Bislang sei da viel ehrenamtliches Engagement und Selbstausbeutung dabei. Die Potsdamer Klinikclowns kommen stets zu zweit und nehmen 400 Euro pro Tag - Anfahrt, Vorbereitung und Requisiten inklusive. Zu ihren Kunden gehören verschiedene Seniorenheime, Behindertenwohnungen und eine Reha-Klinik für Kinder. Bislang wird diese Arbeit über Spenden finanziert.
"Wir würden uns total freuen, wenn wir stärker aus der öffentlichen Hand oder überhaupt finanziert werden könnten, also wenn wir eine größere Planungssicherheit hätten: Klinikclowns auf Rezept!? Keine Ahnung - Ehrenamt in Maßen."

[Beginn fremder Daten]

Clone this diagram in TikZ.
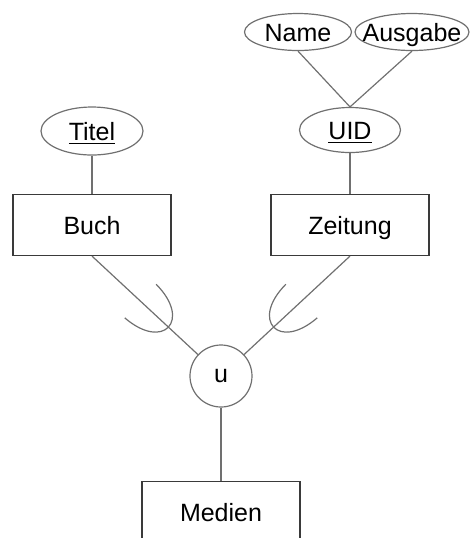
\documentclass[tikz,border=0pt]{standalone}
\usepackage{fontspec}
\setmainfont{Liberation Sans}
\usetikzlibrary{calc, shapes.geometric}
\definecolor{cline}{HTML}{707070}
\definecolor{cedge}{HTML}{3A3A3A}
\newcommand{\attrtext}[1]{\makebox[0pt]{#1}}
\tikzset{
  every picture/.style={line width=0.6pt, font=\fontsize{12.5}{15}\selectfont},
  entity/.style={draw=cedge, rectangle, minimum width=79pt, minimum height=30.5pt, inner sep=0pt,
    text height=9pt, text depth=0pt},
  attr/.style={draw=cline, ellipse, inner sep=0pt, minimum width=#1, text height=9pt, text depth=0pt},
  attr/.default=51pt,
  isa/.style={draw=cline, circle, minimum size=31pt, inner sep=0pt},
  link/.style={draw=cline},
  cup/.style={draw=cline},
}

\begin{document}
\begin{tikzpicture}[x=0.5pt, y=-0.5pt]
  \useasboundingbox (0,0) rectangle (470,538);
  \clip (0,0) rectangle (470,538);
  % attributes
  \node[attr=53.5pt, minimum height=18.5pt] (name) at (298,32) {\attrtext{Name}};
  \node[attr=57pt, minimum height=18.5pt] (ausgabe) at (412,32) {\attrtext{Ausgabe}};
  \node[attr=50.5pt, minimum height=22.5pt] (uid) at (350,130) {\attrtext{\underline{UID}}};
  \node[attr, minimum height=24pt] (titel) at (92,131) {\attrtext{\underline{Titel}}};
  % entities
  \node[entity] (buch) at (92,225) {Buch};
  \node[entity] (zeitung) at (350,225) {Zeitung};
  \node[isa] (u) at (221,376) {u};
  \node[entity] (medien) at (221,512) {Medien};
  % links
  \draw[link] (name.south) -- (uid.north);
  \draw[link] (ausgabe.south) -- (uid.north);
  \draw[link] (titel) -- (buch);
  \draw[link] (uid) -- (zeitung);
  \draw[link] (buch.south) -- coordinate[pos=0.72] (cupL) (u);
  \draw[link] (zeitung.south) -- coordinate[pos=0.72] (cupR) (u);
  \draw[link] (u) -- (medien);
  % subset cups
  \draw[cup, shift={(cupL)}, rotate=137] (38,23) .. controls (-13,21) and (-13,-21) .. (38,-23);
  \draw[cup, shift={(cupR)}, rotate=43] (38,23) .. controls (-13,21) and (-13,-21) .. (38,-23);
\end{tikzpicture}
\end{document}
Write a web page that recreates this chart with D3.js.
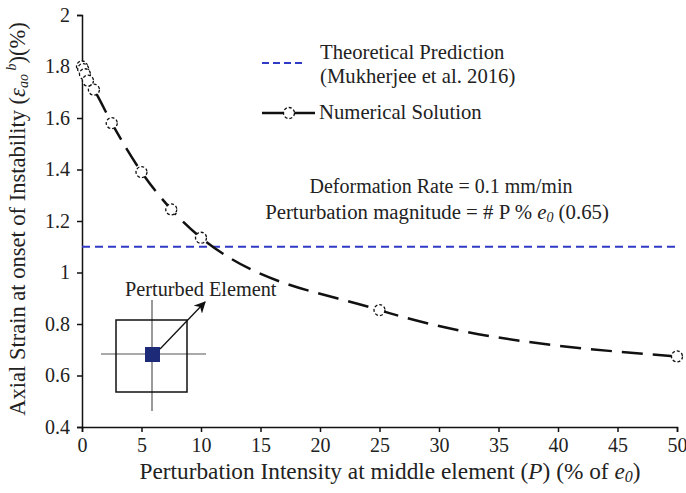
<!DOCTYPE html>
<html><head><meta charset="utf-8">
<script src="https://cdn.jsdelivr.net/npm/d3@7"></script>
<style>body{margin:0;background:#fff}svg{display:block}</style>
</head><body>
<script>
const xData = [0, 0.1, 0.25, 0.5, 1, 2.5, 5, 7.5, 10, 25, 50];
const yData = [1.80, 1.79, 1.77, 1.745, 1.71, 1.58, 1.39, 1.245, 1.135, 0.854, 0.674];
const theoretical = 1.1;
const xTicks = [0,5,10,15,20,25,30,35,40,45,50];
const yTicks = [0.4,0.6,0.8,1,1.2,1.4,1.6,1.8,2];

const FONT = "'Liberation Serif','Times New Roman',Times,serif";
const W = 686, H = 493;
const m = {l:82, r:9, t:15, b:66};
const svg = d3.select("body").append("svg").attr("width",W).attr("height",H)
  .attr("font-family",FONT).style("font-family",FONT);
const x = d3.scaleLinear().domain([0,50]).range([m.l, W-m.r]);
const y = d3.scaleLinear().domain([0.4,2]).range([H-m.b, m.t]);

const gx = svg.append("g").attr("transform",`translate(0,${y(0.4)})`)
  .call(d3.axisBottom(x).tickValues(xTicks).tickSize(5).tickPadding(6).tickFormat(d3.format("d")));
const gy = svg.append("g").attr("transform",`translate(${x(0)},0)`)
  .call(d3.axisLeft(y).tickValues(yTicks).tickSize(5).tickPadding(7).tickFormat(d=>d3.format("~g")(d)));
[gx,gy].forEach(g=>{
  g.attr("font-family",FONT).attr("font-size",20);
  g.selectAll("path,line").attr("stroke","#111").attr("stroke-width",1.5);
  g.selectAll("text").attr("fill","#222").style("font-family",FONT).style("font-size","20px");
});

function txt(xp,yp,size,anchor){
  return svg.append("text").attr("x",xp).attr("y",yp).attr("text-anchor",anchor||"start")
    .attr("fill","#222").style("font-family",FONT).style("font-size",size+"px");
}

// theoretical line
svg.append("line").attr("x1",x(0)).attr("x2",x(50)).attr("y1",y(theoretical)).attr("y2",y(theoretical))
  .attr("stroke","#2f3bc4").attr("stroke-width",2).attr("stroke-dasharray","8,5");

// numerical
const line = d3.line().x((d,i)=>x(xData[i])).y(d=>y(d)).curve(d3.curveMonotoneX);
svg.append("path").datum(yData).attr("d",line).attr("fill","none").attr("stroke","#111")
  .attr("stroke-width",2.5).attr("stroke-dasharray","21,10");
svg.selectAll("circle.pt").data(yData).join("circle").attr("class","pt")
  .attr("cx",(d,i)=>x(xData[i])).attr("cy",d=>y(d)).attr("r",5.5)
  .attr("fill","#fff").attr("stroke","#111").attr("stroke-width",1.3).attr("stroke-dasharray","3,2");

// legend
svg.append("line").attr("x1",262).attr("x2",305).attr("y1",63).attr("y2",63)
  .attr("stroke","#2f3bc4").attr("stroke-width",2).attr("stroke-dasharray","7,4");
txt(320,59,20.7).text("Theoretical Prediction");
txt(320,83,20.7).text("(Mukherjee et al. 2016)");
svg.append("line").attr("x1",262).attr("x2",315).attr("y1",113).attr("y2",113).attr("stroke","#111").attr("stroke-width",2.5);
svg.append("circle").attr("cx",289).attr("cy",113).attr("r",5.5).attr("fill","#fff").attr("stroke","#111").attr("stroke-width",1.3).attr("stroke-dasharray","3,2");
txt(319,119,20.7).text("Numerical Solution");

// annotation
txt(441,193,20,"middle").text("Deformation Rate = 0.1 mm/min");
const t2 = txt(437,219,20.8,"middle");
t2.append("tspan").text("Perturbation magnitude = # P % ");
t2.append("tspan").attr("font-style","italic").text("e");
t2.append("tspan").attr("font-style","italic").attr("dy",3).style("font-size","14px").text("0");
t2.append("tspan").attr("dy",-3).text(" (0.65)");

// inset
svg.append("line").attr("x1",101).attr("x2",206).attr("y1",354).attr("y2",354).attr("stroke","#555").attr("stroke-width",1.2);
svg.append("line").attr("x1",152).attr("x2",152).attr("y1",300).attr("y2",411).attr("stroke","#555").attr("stroke-width",1.2);
svg.append("rect").attr("x",116).attr("y",320).attr("width",71).attr("height",72).attr("fill","none").attr("stroke","#111").attr("stroke-width",1.5);
svg.append("rect").attr("x",145).attr("y",347).attr("width",15).attr("height",15).attr("fill","#1c2a78");
svg.append("defs").append("marker").attr("id","ah").attr("viewBox","0 0 10 10").attr("refX",9).attr("refY",5)
  .attr("markerWidth",9).attr("markerHeight",9).attr("orient","auto")
  .append("path").attr("d","M0,0 L10,5 L0,10 L3,5 Z").attr("fill","#111");
svg.append("line").attr("x1",160).attr("y1",349).attr("x2",205).attr("y2",302).attr("stroke","#111").attr("stroke-width",1.3).attr("marker-end","url(#ah)");
txt(125,296,20.3).text("Perturbed Element");

// axis titles
const xt = txt(390,479,23.3,"middle");
xt.append("tspan").text("Perturbation Intensity at middle element (");
xt.append("tspan").attr("font-style","italic").text("P");
xt.append("tspan").text(") (% of ");
xt.append("tspan").attr("font-style","italic").text("e");
xt.append("tspan").attr("font-style","italic").attr("dy",3).style("font-size","16px").text("0");
xt.append("tspan").attr("dy",-3).text(")");

const yt = svg.append("text").attr("transform",`translate(25,${(m.t+H-m.b)/2 - 2}) rotate(-90)`).attr("text-anchor","middle")
  .attr("fill","#222").style("font-family",FONT).style("font-size","22.5px");
yt.append("tspan").text("Axial Strain at onset of Instability (");
yt.append("tspan").attr("font-style","italic").text("ε");
yt.append("tspan").attr("font-style","italic").attr("dy",3).style("font-size","14px").text("ao");
yt.append("tspan").attr("font-style","italic").attr("dy",-12).style("font-size","14px").text(" b");
yt.append("tspan").attr("dy",9).text(")(%)");
</script>
</body></html>
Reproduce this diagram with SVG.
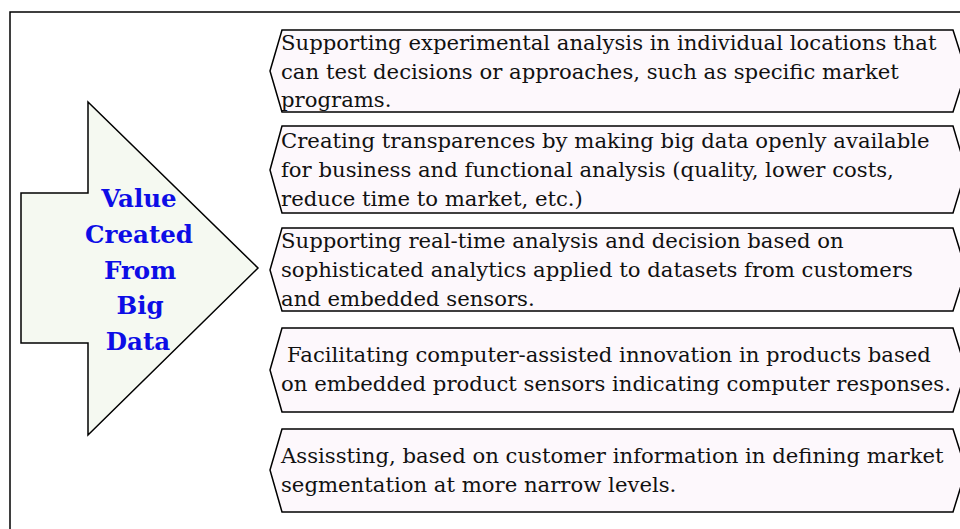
<svg xmlns="http://www.w3.org/2000/svg" width="960" height="529" viewBox="0 0 960 529">
<style>
.frame{fill:#ffffff;stroke:#000000;stroke-width:1.5}
.arrow{fill:#f5f9f1;stroke:#000000;stroke-width:1.5}
.box{fill:#fdf8fc;stroke:#000000;stroke-width:1.5}
.t{font-family:"DejaVu Serif","Liberation Serif",serif;font-size:21.2px;fill:#111111}
.h{font-family:"DejaVu Serif","Liberation Serif",serif;font-size:24.5px;font-weight:bold;fill:#0d0de6;text-anchor:middle}
</style>
<rect class="frame" x="10" y="12" width="980" height="540"/>
<g id="arrow">
<polygon class="arrow" points="21,193 88,193 88,102 258,268 88,435 88,343 21,343"/>
<text class="h" x="139" y="207">Value</text>
<text class="h" x="139" y="243">Created</text>
<text class="h" x="140" y="279">From</text>
<text class="h" x="140" y="314">Big</text>
<text class="h" x="138" y="350">Data</text>
</g>
<g id="box1">
<polygon class="box" points="282,30 953,30 966,71 953,112 282,112 270,71"/>
<text class="t" x="281" y="50">Supporting experimental analysis in individual locations that</text>
<text class="t" x="281" y="79">can test decisions or approaches, such as specific market</text>
<text class="t" x="281" y="107">programs.</text>
</g>
<g id="box2">
<polygon class="box" points="282,126 953,126 966,170 953,213 282,213 270,170"/>
<text class="t" x="281" y="148">Creating transparences by making big data openly available</text>
<text class="t" x="281" y="177">for business and functional analysis (quality, lower costs,</text>
<text class="t" x="281" y="206">reduce time to market, etc.)</text>
</g>
<g id="box3">
<polygon class="box" points="282,228 953,228 966,270 953,311 282,311 270,270"/>
<text class="t" x="281" y="248">Supporting real-time analysis and decision based on</text>
<text class="t" x="281" y="277">sophisticated analytics applied to datasets from customers</text>
<text class="t" x="281" y="306">and embedded sensors.</text>
</g>
<g id="box4">
<polygon class="box" points="282,328 953,328 966,370 953,412 282,412 270,370"/>
<text class="t" x="287" y="362">Facilitating computer-assisted innovation in products based</text>
<text class="t" x="281" y="391">on embedded product sensors indicating computer responses.</text>
</g>
<g id="box5">
<polygon class="box" points="282,429 953,429 966,470 953,512 282,512 270,470"/>
<text class="t" x="281" y="463">Assissting, based on customer information in defining market</text>
<text class="t" x="281" y="492">segmentation at more narrow levels.</text>
</g>
</svg>
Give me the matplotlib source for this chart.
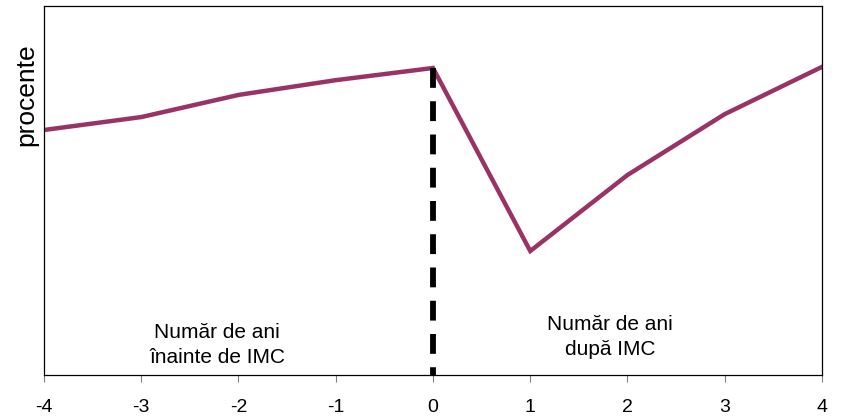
import matplotlib.pyplot as plt

plt.rcParams['font.family'] = ['Liberation Sans', 'DejaVu Sans']
plt.rcParams['axes.unicode_minus'] = False

years = [-4, -3, -2, -1, 0, 1, 2, 3, 4]
values = [66.4, 69.9, 75.9, 79.9, 83.2, 33.6, 54.2, 70.7, 83.5]
imc_year = 0
imc_value = 83.2


def main() -> None:
    fig = plt.figure(figsize=(8.42, 4.17), dpi=100)
    ax = fig.add_axes([44 / 842, 42 / 417, 778 / 842, 369 / 417])

    ax.plot(years, values, color='#993366', linewidth=3.2, solid_joinstyle='miter')
    # drawn top-down so the first dash starts at the peak
    ax.plot([imc_year, imc_year], [imc_value, 0], color='black', linewidth=4.2,
            dashes=(3.4, 2.3), solid_capstyle='butt')

    ax.text(-2.22, 8.1, 'Număr de ani\nînainte de IMC', ha='center', va='center',
            fontsize=15, linespacing=1.35)
    ax.text(1.82, 10.3, 'Număr de ani\ndupă IMC', ha='center', va='center',
            fontsize=15, linespacing=1.35)

    ax.set_xlim(-4, 4)
    ax.set_ylim(0, 100)
    ax.set_xticks(years)
    ax.set_yticks([])
    ax.tick_params(axis='x', length=5, color='#808080', labelsize=14, pad=12)
    ax.set_ylabel('procente', fontsize=19)
    ax.yaxis.set_label_coords(-0.007, 0.76)
    for s in ax.spines.values():
        s.set_linewidth(0.9)

    plt.savefig('out.png', dpi=100)


if __name__ == '__main__':
    main()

Auch Linett Schuldt von der AWO fände eine bessere Unterstützung für die Clowns wünschenswert.
"Ich hätte es wirklich sehr, sehr gerne, dass diese Arbeit als professionelle Arbeit anerkannt und vielleicht auch durch irgendetwas finanziert wird. Die haben einfach das Talent, einen Menschen, der schwerstkrank ist, ob er im Bett liegt oder umher läuft, den zu sich ran zu ziehen und mit ihm dann gemeinsam ihn wieder zur Ruhe zu bringen, oder ein Lächeln, jemand, der wirklich jahrelang aus Krankheitsgründen auch nicht mehr lächeln konnte, wenn derjenige ein Lächeln im Gesicht hat, gibt es ja nichts Schöneres."